PXBM: Fossil Fighters review
Hello and welcome to the Post-Xmas-Blogging-Mania, in which I review every game I got recently. Tonight we are reviewing a member of an underpopulated genre.
Fossil Fighters
Platform: Nintendo DS

Genre: Mons. As I noted before, there aren’t that many mon games about– the only two that I can really think of right now are Dragon Quest Monsters and, naturally, Pokemon– but they essentially boil down to acquiring creatures of some sort (in this case ‘vivosaurs’, reanimated prehistoric creatures) and using them to fight by proxy.
Plot Synopsis: INSERT STANDARD MONS GAME PLOT HERE, up to a point. On the surface, it’s just some dude collecting dinosaurs to fight other dudes with dinosaurs, and eventually INSERT NAME OF EVIL TEAM HERE “The BB Bandits.” However, it manages to throw in a couple of pretty damn good plot twists, and is not above indulging in the occasional bit of metahumor.
Gameplay Score: 17/20
Interestingly, the gameplay is divided among a couple of activities. Obviously, there is a heavy emphasis on leveling up your vivosaurs and battling others; however, what is particularly interesting is the way that vivosaurs are obtained. Essentially, you go to an area and use sonar and a pickax to dig up rocks containing fossils, which you then clean with a hammer and drill in order to get to the fossil itself.
The fights themselves start out nail-bitingly tough and require quick tactical decisions; however, somewhat curiously, the difficulty actually begins to ramp down as the game progresses and you begin to work with greater move pools. This eventually reaches a point of absurdity when you face off against the wildly overrated Saurhead, who “lets you win…” and then later challenges you to five matches in a row, with the last against his strongest vivosaurs, and you naturally pound him into the ground. The main failing is the A.I.: Once you get to a certain point, the commentators on the top screen and every opponent you face spontaneously become idiots.
The fossil-cleaning process is, while fresh at first, quite tedious in the endgame as well. Luckily, a while into the game you can just hand off any fossil you’ve cleaned at least once before onto a robot, who will clean it to a quality proportionate to how many times you have cleaned them manually. Except some of them. Long story short, good at first but peters out, especially once you hit the brick wall I like to refer to as “post-plot content” which rarely entices me enough to actually go for it.

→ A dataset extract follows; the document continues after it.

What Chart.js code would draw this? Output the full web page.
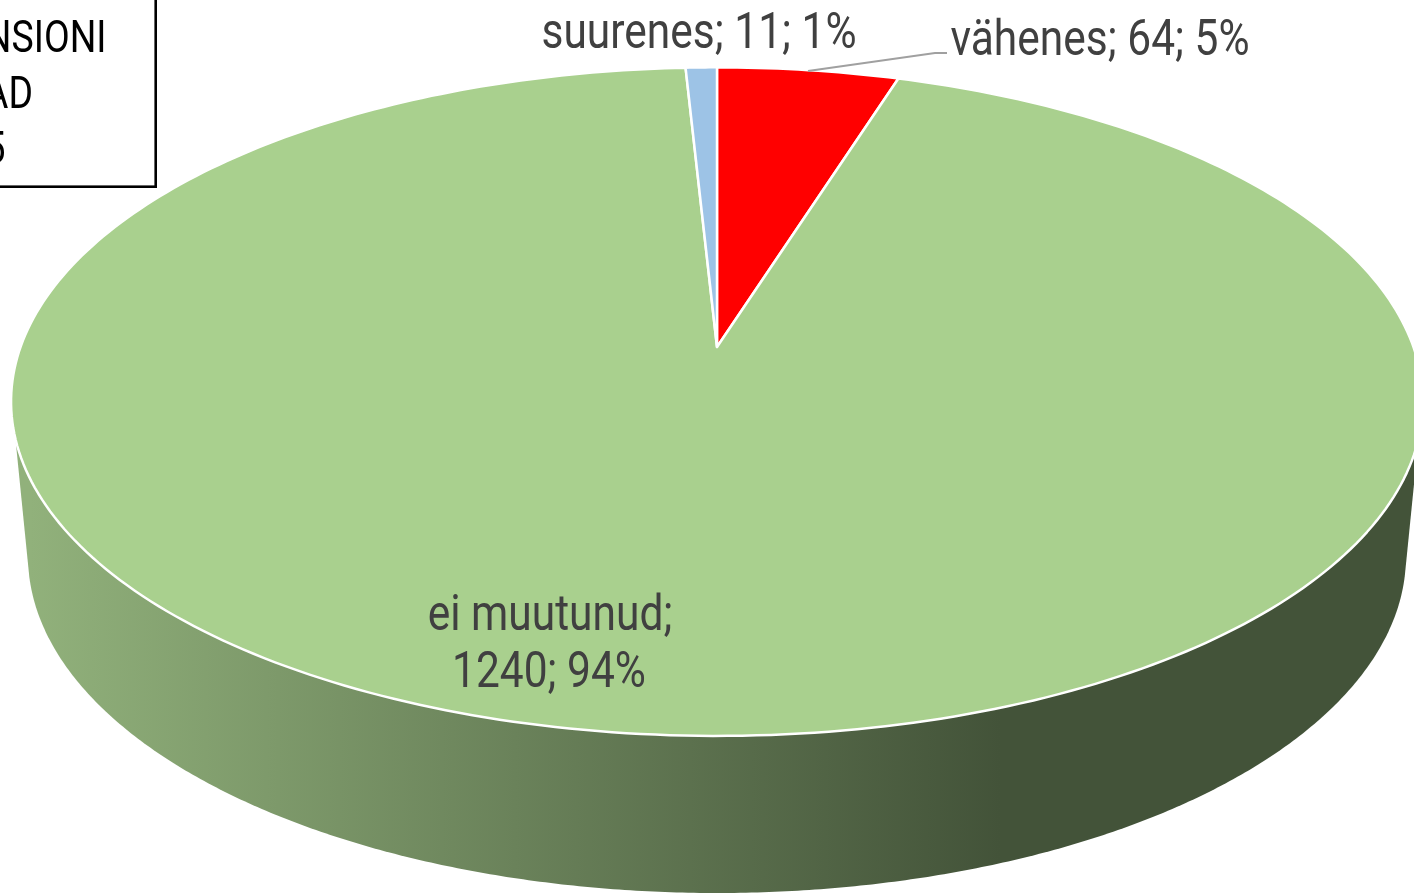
<!DOCTYPE html>
<html lang="et">
<head>
<meta charset="utf-8">
<title>Pensioni muutus</title>
<style>
    html, body { margin: 0; padding: 0; background: #fff; overflow: hidden; }
    #wrap { position: relative; width: 1414px; height: 894px; }
</style>
<script src="https://cdn.jsdelivr.net/npm/chart.js@4"></script>
</head>
<body>
<div id="wrap"><canvas id="pie" width="1414" height="894"></canvas></div>
<script>
// ============================================================================
// DATA
// ============================================================================
const categories = ['vähenes', 'ei muutunud', 'suurenes'];
const counts = [64, 1240, 11];
const percents = [5, 94, 1];
const sliceColors = ['#ff0000', '#a9d08e', '#9dc3e6'];
const boxLines = ['NSIONI', 'AD', '5'];

// ============================================================================
// PERSPECTIVE OF THE PIE TOP AND THE SIDE WALL
// ============================================================================
const STRETCH_X = 697 / 325.6;
const TILT = -0.1634;
const FLOOR = { cx: 717, cy: 556, rx: 689, ry: 337, from: 0.06 };
const WALL_FROM = 0.2735;
const STEPS = 360;

const LABEL_FONT = '50px Roboto';
const LABEL_SQUEEZE = 0.85;
const BOX_FONT = '44px Roboto';
const BOX_SQUEEZE = 0.85;

function project(el, angle) {
    const nx = Math.cos(angle);
    const ny = Math.sin(angle);
    const w = 1 + TILT * ny;
    return {
        x: el.x + el.outerRadius * STRETCH_X * nx / w,
        y: el.y + el.outerRadius * ny / w
    };
}

function drawWall(ctx, el) {
    const gradient = ctx.createLinearGradient(30, 0, 1000, 0);
    gradient.addColorStop(0, '#91b17b');
    gradient.addColorStop(1, '#435339');

    ctx.beginPath();
    const start = project(el, WALL_FROM);
    ctx.moveTo(start.x, start.y);
    for (let i = 0; i <= STEPS; i++) {
        const t = FLOOR.from + (Math.PI - 2 * FLOOR.from) * i / STEPS;
        ctx.lineTo(FLOOR.cx + FLOOR.rx * Math.cos(t), FLOOR.cy + FLOOR.ry * Math.sin(t));
    }
    const end = project(el, Math.PI - WALL_FROM);
    ctx.lineTo(end.x, end.y);
    ctx.closePath();
    ctx.fillStyle = gradient;
    ctx.fill();
}

function drawSlice(ctx, el) {
    const span = el.endAngle - el.startAngle;
    const steps = Math.max(8, Math.ceil(span / (2 * Math.PI) * STEPS));
    ctx.beginPath();
    ctx.moveTo(el.x, el.y);
    for (let i = 0; i <= steps; i++) {
        const p = project(el, el.startAngle + span * i / steps);
        ctx.lineTo(p.x, p.y);
    }
    ctx.closePath();
    ctx.fillStyle = el.options.backgroundColor;
    ctx.fill();
    ctx.strokeStyle = el.options.borderColor;
    ctx.lineWidth = el.options.borderWidth;
    ctx.lineJoin = 'round';
    ctx.stroke();
}

function squeezedText(ctx, text, x, baseline, align, squeeze) {
    ctx.save();
    ctx.translate(x, baseline);
    ctx.scale(squeeze, 1);
    ctx.textAlign = align;
    ctx.textBaseline = 'alphabetic';
    ctx.fillText(text, 0, 0);
    ctx.restore();
}

// ============================================================================
// PLUGIN: 3D PIE, LABELS, TEXT BOX
// ============================================================================
const pie3d = {
    id: 'pie3d',
    beforeDatasetDraw(chart) {
        const ctx = chart.ctx;
        const slices = chart.getDatasetMeta(0).data;
        ctx.save();
        drawWall(ctx, slices[0]);
        slices.forEach(el => drawSlice(ctx, el));
        ctx.restore();
        return false;
    },
    afterDraw(chart) {
        const ctx = chart.ctx;
        ctx.save();

        // leader line of the red slice
        ctx.strokeStyle = '#a0a0a0';
        ctx.lineWidth = 2;
        ctx.beginPath();
        ctx.moveTo(808, 71);
        ctx.lineTo(935, 53);
        ctx.lineTo(947, 53);
        ctx.stroke();

        // slice labels
        ctx.font = LABEL_FONT;
        ctx.fillStyle = '#404040';
        squeezedText(ctx, `${categories[0]}; ${counts[0]}; ${percents[0]}%`, 1100, 55, 'center', LABEL_SQUEEZE);
        squeezedText(ctx, `${categories[2]}; ${counts[2]}; ${percents[2]}%`, 699, 48, 'center', LABEL_SQUEEZE);
        squeezedText(ctx, `${categories[1]};`, 550, 630, 'center', LABEL_SQUEEZE);
        squeezedText(ctx, `${counts[1]}; ${percents[1]}%`, 549, 687, 'center', LABEL_SQUEEZE);

        // text box cut off by the left page edge
        ctx.fillStyle = '#ffffff';
        ctx.fillRect(-4, -4, 160, 190);
        ctx.strokeStyle = '#000000';
        ctx.lineWidth = 2.6;
        ctx.strokeRect(-4, -2, 159.7, 188.7);
        ctx.font = BOX_FONT;
        ctx.fillStyle = '#000000';
        squeezedText(ctx, boxLines[0], 106.5, 52, 'right', BOX_SQUEEZE);
        squeezedText(ctx, boxLines[1], 33, 108, 'right', BOX_SQUEEZE);
        squeezedText(ctx, boxLines[2], 5.5, 163, 'right', BOX_SQUEEZE);

        ctx.restore();
    }
};

// ============================================================================
// CHART
// ============================================================================
new Chart(document.getElementById('pie'), {
    type: 'pie',
    data: {
        labels: categories,
        datasets: [{
            data: counts,
            backgroundColor: sliceColors,
            borderColor: '#ffffff',
            borderWidth: 2.5
        }]
    },
    options: {
        responsive: false,
        animation: false,
        layout: { padding: { left: 20, right: 0, top: 20.4, bottom: 220.4 } },
        plugins: {
            legend: { display: false },
            tooltip: { enabled: false }
        }
    },
    plugins: [pie3d]
});
</script>
</body>
</html>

I couldn't find a picture of Saurhead or the robot, so here's Dr. Exposition. I mean Diggins.
Fairness Score: 8/10
You will note I changed the name of this category. To elaborate: the Fairness Score is the willingness of the developers to be evil to you in the sake of difficulty. “But how can this not have a ten out of ten?” I hear you cry. Simple: The fossil cleaning. There are certain fossil rocks that are very tough and require you to use the hammer to break their outer shell (Dark Fossils), and other fossils that are simply very resistant to any attempt to clean them. There are other fossil rocks that clean very easily, and if you keep your drill on for a millisecond to long will instantly leave you a pulped fossil. Then there are fossil rocks that require the hammer– a very clumsy, incredibly powerful tool– and are incredibly brittle. I have no further comment, and since google image search continues to fail me I cannot post an image.

Figure One: "Google Image Search Sucks" produces that bean sculpture in Chicago.
Plot Score: 8/10
The plot starts off fairly cliche, but holy crap is it worth it. When it’s not breaking the fourth wall, using downright surreal humor or just being silly for the sake of being silly, it manages to weave a story that– if not particularly good– is quite self-aware and manages to have an actually decent surprise thrown in! I must offer my kudos. It also stays consistently good throughout the game, which is a plus.
Music Score: 4/5
The same problem I have with the gameplay I have with the music. It’s very good, varied, and catchy at first but by the time you reach the end game you really don’t care for it anymore.
Graphics Score: 4/5
Like 3-D DS games tend to be due to the graphical limitations, the graphics remind me of an N64 game while the player is drunk, playing on a mountaintop, has a fear of heights, and has just overdosed on allergy medication, but artificially unblurred using… uh… photoshop eyes.

Pictured: Photoshop Eye.
That said, the graphics get points for being, if nothing else, incredibly distinctive (I refer you again to Professor Tealhair), and all character sprites are pretty damn fun to look at. Especially the vivosaurs.

Spinax is notable for Auto Counter, a balanced skill set, and looking god damn awesome.
Bonus Points
I AM GIVING OUT BONUS POINTS AND YOU CANNOT STOP ME. HAHAHAHA.
Underused Genre: 3 (Seriously, why are there so few mons games?!)
Final Score: 44/50
While by no means a perfect game, Fossil Fighters stays entertaining for quite a long time, and it gives a fresh breath of air into a fairly monopolized genre. I highly recommend buying it, if only for the sheer awesome hypothetical of fighting a T-rex with tiny little plant eaters and winning.